TO BE DONE:
Nothing beyond the line containing "plt.rcParams['font.family'] = ['Liberation" is to be printed; print exactly each line from the start of the records below through that line, leaving out pictures.

MATERIAL TO PROCESS:
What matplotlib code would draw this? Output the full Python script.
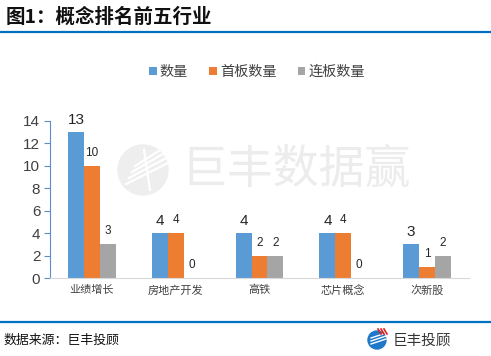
import matplotlib
matplotlib.use("Agg")
import matplotlib.pyplot as plt
import numpy as np
from matplotlib.patches import Circle
from matplotlib.lines import Line2D

plt.rcParams['font.family'] = ['Liberation Sans', 'Noto Sans CJK SC', 'DejaVu Sans']

categories = ['业绩增长', '房地产开发', '高铁', '芯片概念', '次新股']
series_names = ['数量', '首板数量', '连板数量']
count_vals = [13, 4, 4, 4, 3]
first_board_vals = [10, 4, 2, 4, 1]
cont_board_vals = [3, 0, 2, 0, 2]
yticks = [0, 2, 4, 6, 8, 10, 12, 14]
colors = ['#5b9bd5', '#ed7d31', '#a5a5a5']

W, H = 491, 356
fig = plt.figure(figsize=(W / 100, H / 100), dpi=100)
px_tr = fig.dpi_scale_trans  # inches; 1 inch = 100 px


def fx(px):
    return px / W


def fy(py):
    return 1 - py / H


def pin(px, py):
    return (px / 100, (H - py) / 100)


# Header / footer
fig.text(fx(6), fy(17), '图1：概念排名前五行业', fontsize=14, fontweight='bold',
         color='#111111', va='center', ha='left', family=['Noto Sans CJK SC'])
fig.add_artist(Line2D([fx(1), fx(490)], [fy(32), fy(32)], color='#0070c0', lw=1.6))
fig.add_artist(Line2D([fx(1), fx(490)], [fy(322), fy(322)], color='#0070c0', lw=1.6))
fig.text(fx(3), fy(340), '数据来源：巨丰投顾', fontsize=9.3, color='#111111',
         va='center', ha='left', family=['Noto Sans CJK SC'])

# footer logo
fig.add_artist(Circle(pin(377, 340), 0.09, transform=px_tr, color='#1f78c8', zorder=3))
for dy in [-3, 0, 3]:
    xs, ys = zip(pin(371, 341 + dy), pin(386, 336 + dy))
    fig.add_artist(Line2D(xs, ys, transform=px_tr, color='white', lw=1.0, zorder=4))
for dx in [0, 3, 6]:
    xs, ys = zip(pin(378 + dx, 329), pin(381 + dx, 334))
    fig.add_artist(Line2D(xs, ys, transform=px_tr, color='#e02020', lw=1.2, zorder=5))
fig.text(fx(393), fy(341), '巨丰投顾', fontsize=10.5, color='#333333',
         va='center', ha='left', family=['Noto Sans CJK SC'])

# watermark
fig.add_artist(Circle(pin(143, 170), 0.25, transform=px_tr, color='#eeeeee', zorder=0))
for k in range(4):
    xs, ys = zip(pin(126 + k * 3, 184 - k * 6), pin(168, 163 - k * 6))
    fig.add_artist(Line2D(xs, ys, transform=px_tr, color='white', lw=1.6, zorder=0.5))
xs, ys = zip(pin(144, 150), pin(150, 190))
fig.add_artist(Line2D(xs, ys, transform=px_tr, color='white', lw=1.6, zorder=0.5))
fig.text(fx(296), fy(170), '巨丰数据赢', fontsize=33, color='#ececec',
         va='center', ha='center', family=['Noto Sans CJK SC'], zorder=0)

ax = fig.add_axes([fx(50), 1 - 278 / H, 419 / W, 157 / H])
ax.patch.set_alpha(0)

x = np.arange(len(categories))
bw = 0.19
all_vals = [count_vals, first_board_vals, cont_board_vals]
for i, (vals, name, c) in enumerate(zip(all_vals, series_names, colors)):
    ax.bar(x + (i - 1) * bw, vals, bw, color=c, label=name, zorder=2)
    for xi, v in zip(x, vals):
        if i == 0:
            ax.annotate(str(v), (xi + (i - 1) * bw, v), xytext=(0, 4), textcoords='offset points',
                        ha='center', va='bottom', fontsize=11, color='#262626')
        else:
            ax.annotate(str(v), (xi + (i - 1) * bw, v), xytext=(0, 5), textcoords='offset points',
                        ha='center', va='bottom', fontsize=8.5, color='#262626')

ax.set_xlim(-0.5, len(categories) - 0.5)
ax.set_ylim(0, 14)
ax.set_yticks(yticks)
ax.set_xticks(x)
ax.set_xticklabels(categories, fontsize=8, color='#404040', family=['Noto Sans CJK SC'])
ax.tick_params(axis='x', length=0, pad=5)
ax.tick_params(axis='y', direction='out', length=4, color='#5b8fc7', labelsize=11,
               labelcolor='#404040', pad=3)
for s in ['top', 'right']:
    ax.spines[s].set_visible(False)
ax.spines['left'].set_color('#5b8fc7')
ax.spines['bottom'].set_color('#d9d9d9')

leg = ax.legend(loc='center', bbox_to_anchor=(0.494, 1.312), ncol=3, frameon=False,
                handlelength=0.55, handleheight=0.55, handletextpad=0.2,
                columnspacing=1.5, prop={'family': ['Noto Sans CJK SC'], 'size': 10.2})
for t in leg.get_texts():
    t.set_color('#404040')

fig.savefig('out.png', dpi=100)
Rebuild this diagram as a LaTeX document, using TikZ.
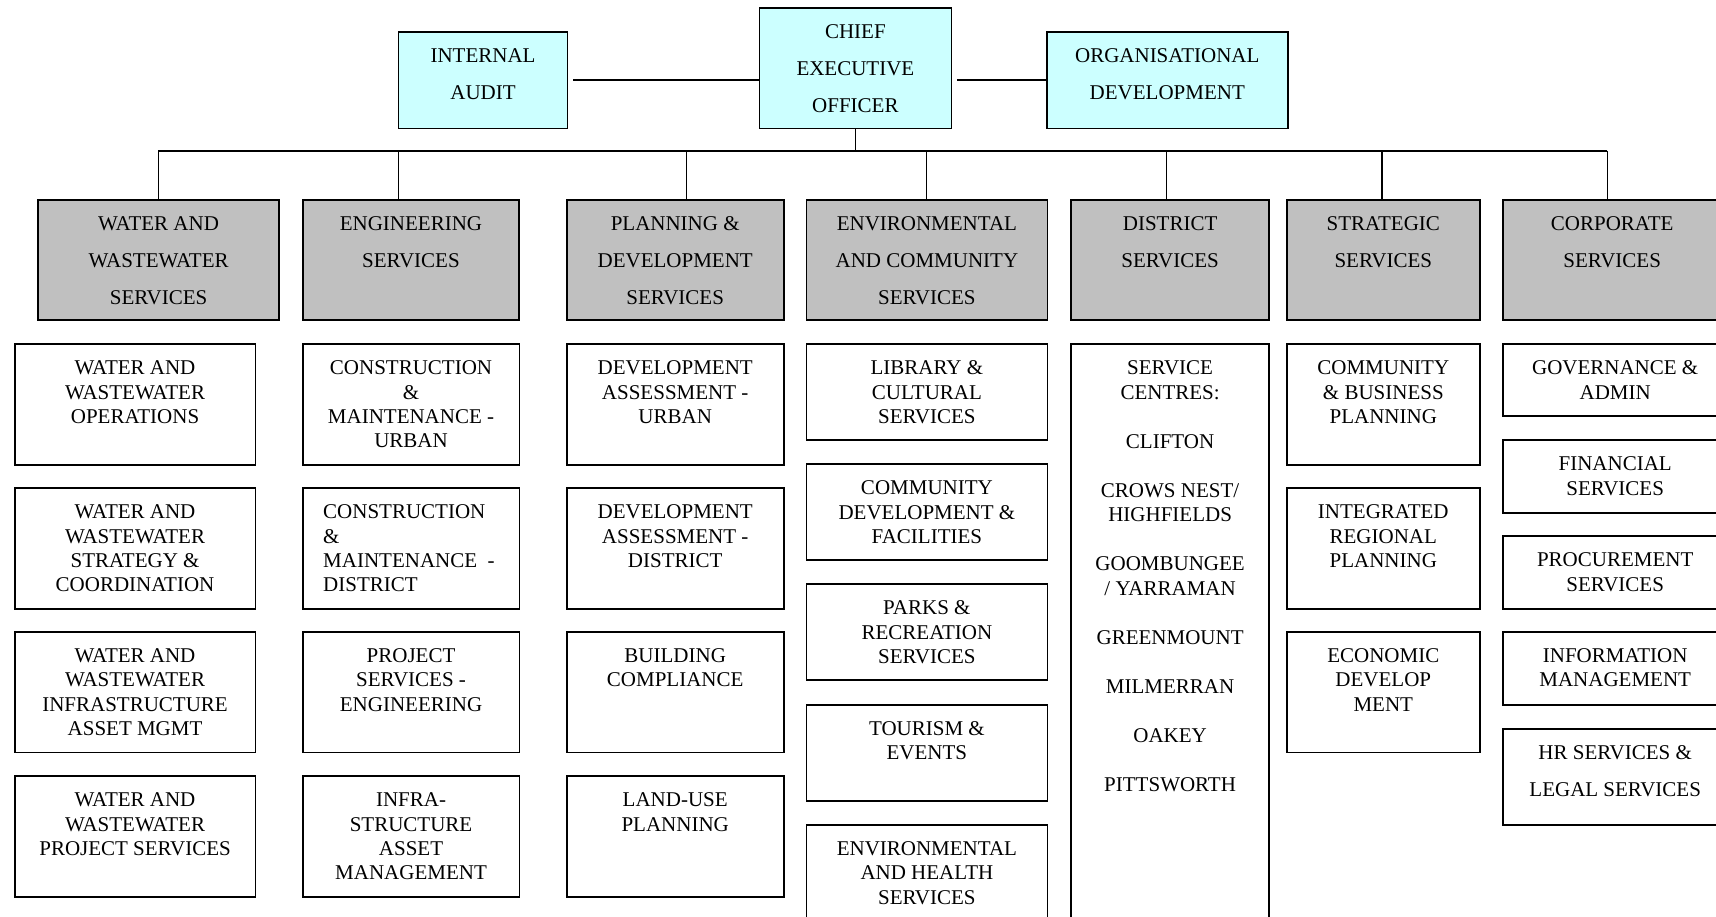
\documentclass[tikz,border=0pt]{standalone}
\usepackage{fontspec}
\setmainfont{Liberation Serif}
\definecolor{cyanbox}{HTML}{CCFFFF}
\definecolor{graybox}{HTML}{C0C0C0}
\newcommand\tl{\rule{0pt}{30.7pt}}
\newcommand\subf{\fontsize{21}{24.3}\selectfont\centering}
\newcommand\subl{\fontsize{21}{24.3}\selectfont\raggedright\leftskip=20.6pt\relax}
\newcommand\distf{\fontsize{21}{24.5}\selectfont\centering}
\newcommand\headf{\fontsize{21}{37}\selectfont\centering}
\newcommand\bx[8]{\node[#6,anchor=north west] (#1) at (#2,#3) {\parbox[c][#5pt][t]{#4pt}{#7\tl #8}};}
\tikzset{
  topbox/.style={draw=black,line width=1.8pt,fill=cyanbox,inner sep=0pt},
  headbox/.style={draw=black,line width=1.8pt,fill=graybox,inner sep=0pt},
  subbox/.style={draw=black,line width=1.8pt,fill=white,inner sep=0pt},
  conn/.style={draw=black,line width=1.5pt}
}
\begin{document}
\begin{tikzpicture}[x=1pt,y=-1pt]
\useasboundingbox (0,0) rectangle (1716,917);
\fill[white] (0,0) rectangle (1716,917);
% top row
\bx{ia}{397.6}{31}{169}{96.7}{topbox}{\headf}{INTERNAL\\AUDIT}
\bx{ceo}{758.5}{7.3}{192}{120.4}{topbox}{\headf}{CHIEF\\EXECUTIVE\\OFFICER}
\bx{od}{1046}{31}{240.7}{96.7}{topbox}{\headf}{ORGANISATIONAL\\DEVELOPMENT}
% heads
\bx{hw}{37.2}{199.3}{241}{120}{headbox}{\headf}{WATER AND\\WASTEWATER\\SERVICES}
\bx{he}{301.7}{199.3}{216.7}{120}{headbox}{\headf}{ENGINEERING\\SERVICES}
\bx{hp}{565.8}{199.3}{217}{120}{headbox}{\headf}{PLANNING \&\\DEVELOPMENT\\SERVICES}
\bx{hn}{805.5}{199.3}{241}{120}{headbox}{\headf}{ENVIRONMENTAL\\AND COMMUNITY\\SERVICES}
\bx{hd}{1070}{199.3}{198.4}{120}{headbox}{\headf}{DISTRICT\\SERVICES}
\bx{hs}{1286}{199.3}{192.8}{120}{headbox}{\headf}{STRATEGIC\\SERVICES}
\bx{hc}{1502.3}{199.3}{218}{120}{headbox}{\headf}{CORPORATE\\SERVICES}
% column 1
\bx{w1}{13.8}{343.3}{240.7}{120.5}{subbox}{\subf}{WATER AND\\WASTEWATER\\OPERATIONS}
\bx{w2}{13.8}{487.3}{240.7}{120.5}{subbox}{\subf}{WATER AND\\WASTEWATER\\STRATEGY \&\\COORDINATION}
\bx{w3}{13.8}{631}{240.7}{120.5}{subbox}{\subf}{WATER AND\\WASTEWATER\\INFRASTRUCTURE\\ASSET MGMT}
\bx{w4}{13.8}{775.3}{240.7}{120.5}{subbox}{\subf}{WATER AND\\WASTEWATER\\PROJECT SERVICES}
% column 2
\bx{e1}{301.7}{343.3}{216.9}{120.5}{subbox}{\subf}{CONSTRUCTION\\\&\\MAINTENANCE -\\URBAN}
\bx{e2}{301.7}{487.3}{216.9}{120.5}{subbox}{\subl}{CONSTRUCTION\\\&\\MAINTENANCE\ \ -\\DISTRICT}
\bx{e3}{301.7}{631}{216.9}{120.5}{subbox}{\subf}{PROJECT\\SERVICES -\\ENGINEERING}
\bx{e4}{301.7}{775.3}{216.9}{120.5}{subbox}{\subf}{INFRA-\\STRUCTURE\\ASSET\\MANAGEMENT}
% column 3
\bx{p1}{565.8}{343.3}{217}{120.5}{subbox}{\subf}{DEVELOPMENT\\ASSESSMENT -\\URBAN}
\bx{p2}{565.8}{487.3}{217}{120.5}{subbox}{\subf}{DEVELOPMENT\\ASSESSMENT -\\DISTRICT}
\bx{p3}{565.8}{631}{217}{120.5}{subbox}{\subf}{BUILDING\\COMPLIANCE}
\bx{p4}{565.8}{775.3}{217}{120.5}{subbox}{\subf}{LAND-USE\\PLANNING}
% column 4
\bx{n1}{805.5}{343.3}{241}{96}{subbox}{\subf}{LIBRARY \&\\CULTURAL\\SERVICES}
\bx{n2}{805.5}{463.3}{241}{96}{subbox}{\subf}{COMMUNITY\\DEVELOPMENT \&\\FACILITIES}
\bx{n3}{805.5}{583.3}{241}{96}{subbox}{\subf}{PARKS \&\\RECREATION\\SERVICES}
\bx{n4}{805.5}{703.7}{241}{96}{subbox}{\subf}{TOURISM \&\\EVENTS}
\bx{n5}{805.5}{824}{241}{96}{subbox}{\subf}{ENVIRONMENTAL\\AND HEALTH\\SERVICES}
% column 5
\bx{d1}{1070}{343.3}{198.4}{600}{subbox}{\distf}{SERVICE\\CENTRES:\\[24.5pt]CLIFTON\\[24.5pt]CROWS NEST/\\HIGHFIELDS\\[24.5pt]GOOMBUNGEE\\/ YARRAMAN\\[24.5pt]GREENMOUNT\\[24.5pt]MILMERRAN\\[24.5pt]OAKEY\\[24.5pt]PITTSWORTH}
% column 6
\bx{s1}{1286}{343.3}{192.8}{120.5}{subbox}{\subf}{COMMUNITY\\\& BUSINESS\\PLANNING}
\bx{s2}{1286}{487.3}{192.8}{120.5}{subbox}{\subf}{INTEGRATED\\REGIONAL\\PLANNING}
\bx{s3}{1286}{631}{192.8}{120.5}{subbox}{\subf}{ECONOMIC\\DEVELOP\\MENT}
% column 7
\bx{c1}{1502.3}{343.3}{224}{72}{subbox}{\subf}{GOVERNANCE \&\\ADMIN}
\bx{c2}{1502.3}{439.3}{224}{72.4}{subbox}{\subf}{FINANCIAL\\SERVICES}
\bx{c3}{1502.3}{535.3}{224}{72.4}{subbox}{\subf}{PROCUREMENT\\SERVICES}
\bx{c4}{1502.3}{631}{224}{72.7}{subbox}{\subf}{INFORMATION\\MANAGEMENT}
\bx{c5}{1502.3}{727.7}{224}{96.3}{subbox}{\headf}{HR SERVICES \&\\LEGAL SERVICES}
% connectors
\coordinate (jw) at (158.4,151);
\coordinate (je) at (398.4,151);
\coordinate (jp) at (686.4,151);
\coordinate (jn) at (926.4,151);
\coordinate (jd) at (1166.3,151);
\coordinate (js) at (1382.2,151);
\coordinate (jc) at (1607.3,151);
\draw[conn] (jw) -- (jc);
\draw[conn] (ceo.south) -- (ceo.south |- jw);
\draw[conn] (jw) -- (jw |- hw.north);
\draw[conn] (je) -- (je |- he.north);
\draw[conn] (jp) -- (jp |- hp.north);
\draw[conn] (jn) -- (jn |- hn.north);
\draw[conn] (jd) -- (jd |- hd.north);
\draw[conn] (js) -- (js |- hs.north);
\draw[conn] (jc) -- (jc |- hc.north);
\draw[conn,shorten <=5pt] (ia.east) -- (ceo.west |- ia.east);
\draw[conn,shorten <=5pt] (ceo.east |- od.west) -- (od.west);
\end{tikzpicture}
\end{document}
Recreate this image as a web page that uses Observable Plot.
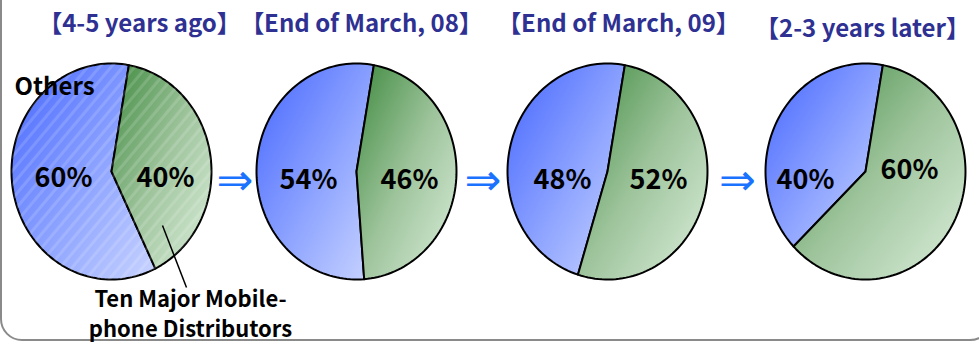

EXERCISE SOLUTION:
What matplotlib code would draw this? Output the full Python script.
import matplotlib
matplotlib.use("Agg")
import matplotlib.pyplot as plt
import numpy as np
from matplotlib.patches import Circle
from matplotlib.lines import Line2D

plt.rcParams['font.family'] = ['Liberation Sans', 'Noto Sans CJK SC', 'DejaVu Sans']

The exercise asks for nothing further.